Though without direct literary parentage in Sweden, Strindberg is the most typical representative of his country's temperament and spiritual struggles. His genius is indigenous in spite of its universality. His is the race-consciousness which is enriched by contact with other races, but which never loses its distinct quality.

He writes an idiomatic Swedish which, in a sense, is not reproducible in another language. His sentences, whether in the dialogue of a drama, or in the story of a novel, are wrought with a nervous force which is untranslatable. His phrases seem to be innervated, warm-blooded entities, and support the theory that the sentence preceded the word in the evolution of speech. He is often ungrammatical; each sentence is a living whole which cannot be divided. Analyse him with syntax and dictionary, and you will find "mistakes" and startling neology. The meaning will sometimes be obscure. But read him as you would listen to a piece of music with your ear to the harmonics, and you will find a consummate artist in words. Laura Marholm says that the sound of Strindberg is like bell metal in Swedish, whilst it resembles tin in German. There is much truth in the statement. Even the vigorous and cogent translations into German by Herr Emil Schering cannot retain the soul and magic of Strindberg's style. Translated from German into English he is unrecognisable. The difficulty of fusing his meaning and style in a new form is also apparent in the direct translations into English which have been made. Some of his plays have been sympathetically done into English by Herr Edwin Björkman. Mr. Björkman quotes from an article in The Drama, in which the belief is expressed that Strindberg's prose will be rendered better in "American" than in English. Mr. Björkman's translations are certainly American rather than English. The question whether this is an advantage to the style and beauty of the translation is a matter of taste which it would be invidious to discuss.

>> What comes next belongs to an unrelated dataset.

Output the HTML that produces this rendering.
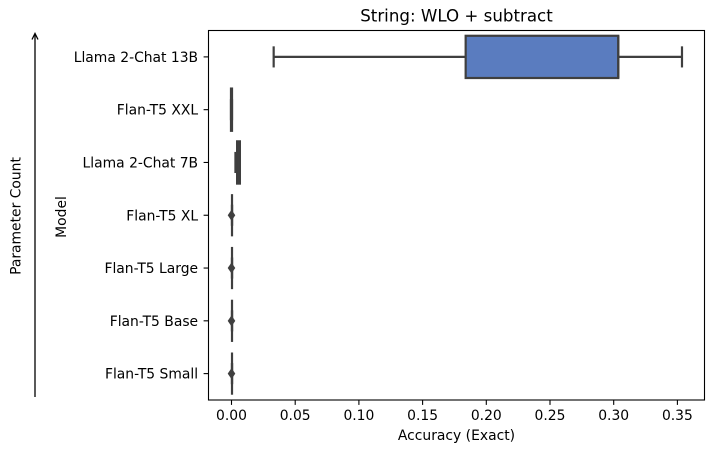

Strindberg never strove to build up a style, like Stevenson who "played the sedulous ape" to Lamb, Wordsworth and Baudelaire. He knew nothing of the terrible torture of style which made Flaubert's literary labours a martyrdom. Ideas haunted Strindberg as they haunted Jules de Goncourt, but he never experienced the slavery to literary form in which the Goncourts lived. He did not live in order to write; he wrote in order to live.

In an article of reminiscences by Madame Hélène Welinder,[8] who spent the summer of 1884 with Strindberg and his family at Chexbres in Switzerland, there is a vivid account of Strindberg's manner of writing. He wrote with feverish restlessness, and tried to overcome sleeplessness with large doses of bromide. She asked him if rest would not be better than bromide. Strindberg put his hand to his forehead as if in pain, and replied with a tone of despair: "I cannot rest, however much I should like to. I must write for bread in order to maintain wife and children, and, even apart from this, I cannot stop. Whether I travel by train, or do anything else, my brain works incessantly, it grinds and grinds like a mill, and I cannot make it stop. I get no peace before I see my thoughts on paper, and then something new begins immediately, and there is the same misery. I write and write, and do not even read through what I have written."